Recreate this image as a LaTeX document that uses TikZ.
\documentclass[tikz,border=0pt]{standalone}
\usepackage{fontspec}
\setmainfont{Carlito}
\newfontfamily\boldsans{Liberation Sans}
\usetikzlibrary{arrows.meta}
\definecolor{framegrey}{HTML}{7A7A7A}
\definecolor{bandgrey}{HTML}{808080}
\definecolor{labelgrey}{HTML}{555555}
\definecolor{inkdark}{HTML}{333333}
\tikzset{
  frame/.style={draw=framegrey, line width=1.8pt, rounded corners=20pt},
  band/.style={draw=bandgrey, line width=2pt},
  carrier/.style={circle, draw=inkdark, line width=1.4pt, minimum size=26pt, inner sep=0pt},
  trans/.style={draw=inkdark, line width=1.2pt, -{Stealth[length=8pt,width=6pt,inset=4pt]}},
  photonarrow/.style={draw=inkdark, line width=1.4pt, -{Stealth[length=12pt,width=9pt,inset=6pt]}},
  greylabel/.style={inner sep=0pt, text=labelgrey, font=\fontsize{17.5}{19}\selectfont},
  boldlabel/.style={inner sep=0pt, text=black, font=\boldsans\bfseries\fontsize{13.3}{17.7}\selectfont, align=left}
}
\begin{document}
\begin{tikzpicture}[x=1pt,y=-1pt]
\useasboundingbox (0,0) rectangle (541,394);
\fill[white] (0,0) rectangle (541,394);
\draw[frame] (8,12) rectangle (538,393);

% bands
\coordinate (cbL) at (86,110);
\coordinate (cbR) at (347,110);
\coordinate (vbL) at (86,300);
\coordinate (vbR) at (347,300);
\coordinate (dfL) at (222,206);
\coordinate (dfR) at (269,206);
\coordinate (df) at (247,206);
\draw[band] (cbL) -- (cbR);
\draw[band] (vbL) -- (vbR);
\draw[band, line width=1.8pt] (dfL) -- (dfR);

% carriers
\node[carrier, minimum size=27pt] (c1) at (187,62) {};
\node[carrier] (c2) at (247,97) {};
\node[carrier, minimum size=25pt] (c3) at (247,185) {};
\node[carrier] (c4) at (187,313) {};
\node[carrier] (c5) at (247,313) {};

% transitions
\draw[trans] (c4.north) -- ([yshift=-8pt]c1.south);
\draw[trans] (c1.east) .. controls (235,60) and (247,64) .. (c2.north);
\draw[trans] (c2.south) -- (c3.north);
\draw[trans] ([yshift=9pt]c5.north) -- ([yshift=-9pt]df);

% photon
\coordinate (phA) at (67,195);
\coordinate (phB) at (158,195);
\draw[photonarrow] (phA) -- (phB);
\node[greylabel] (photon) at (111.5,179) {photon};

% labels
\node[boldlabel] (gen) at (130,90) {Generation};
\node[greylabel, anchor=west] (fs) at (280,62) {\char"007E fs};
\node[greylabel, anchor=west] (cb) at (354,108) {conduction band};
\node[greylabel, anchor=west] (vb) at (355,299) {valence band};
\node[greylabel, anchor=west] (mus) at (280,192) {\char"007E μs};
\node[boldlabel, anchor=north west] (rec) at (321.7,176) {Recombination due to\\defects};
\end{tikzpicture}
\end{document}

Aim: Please give an exact restatement of only the lines from the beginning of the material above to the line with "(photon) at (111.5,179)", inclusive.

Output of the task:
Recreate this image as a LaTeX document that uses TikZ.
\documentclass[tikz,border=0pt]{standalone}
\usepackage{fontspec}
\setmainfont{Carlito}
\newfontfamily\boldsans{Liberation Sans}
\usetikzlibrary{arrows.meta}
\definecolor{framegrey}{HTML}{7A7A7A}
\definecolor{bandgrey}{HTML}{808080}
\definecolor{labelgrey}{HTML}{555555}
\definecolor{inkdark}{HTML}{333333}
\tikzset{
  frame/.style={draw=framegrey, line width=1.8pt, rounded corners=20pt},
  band/.style={draw=bandgrey, line width=2pt},
  carrier/.style={circle, draw=inkdark, line width=1.4pt, minimum size=26pt, inner sep=0pt},
  trans/.style={draw=inkdark, line width=1.2pt, -{Stealth[length=8pt,width=6pt,inset=4pt]}},
  photonarrow/.style={draw=inkdark, line width=1.4pt, -{Stealth[length=12pt,width=9pt,inset=6pt]}},
  greylabel/.style={inner sep=0pt, text=labelgrey, font=\fontsize{17.5}{19}\selectfont},
  boldlabel/.style={inner sep=0pt, text=black, font=\boldsans\bfseries\fontsize{13.3}{17.7}\selectfont, align=left}
}
\begin{document}
\begin{tikzpicture}[x=1pt,y=-1pt]
\useasboundingbox (0,0) rectangle (541,394);
\fill[white] (0,0) rectangle (541,394);
\draw[frame] (8,12) rectangle (538,393);

% bands
\coordinate (cbL) at (86,110);
\coordinate (cbR) at (347,110);
\coordinate (vbL) at (86,300);
\coordinate (vbR) at (347,300);
\coordinate (dfL) at (222,206);
\coordinate (dfR) at (269,206);
\coordinate (df) at (247,206);
\draw[band] (cbL) -- (cbR);
\draw[band] (vbL) -- (vbR);
\draw[band, line width=1.8pt] (dfL) -- (dfR);

% carriers
\node[carrier, minimum size=27pt] (c1) at (187,62) {};
\node[carrier] (c2) at (247,97) {};
\node[carrier, minimum size=25pt] (c3) at (247,185) {};
\node[carrier] (c4) at (187,313) {};
\node[carrier] (c5) at (247,313) {};

% transitions
\draw[trans] (c4.north) -- ([yshift=-8pt]c1.south);
\draw[trans] (c1.east) .. controls (235,60) and (247,64) .. (c2.north);
\draw[trans] (c2.south) -- (c3.north);
\draw[trans] ([yshift=9pt]c5.north) -- ([yshift=-9pt]df);

% photon
\coordinate (phA) at (67,195);
\coordinate (phB) at (158,195);
\draw[photonarrow] (phA) -- (phB);
\node[greylabel] (photon) at (111.5,179) {photon};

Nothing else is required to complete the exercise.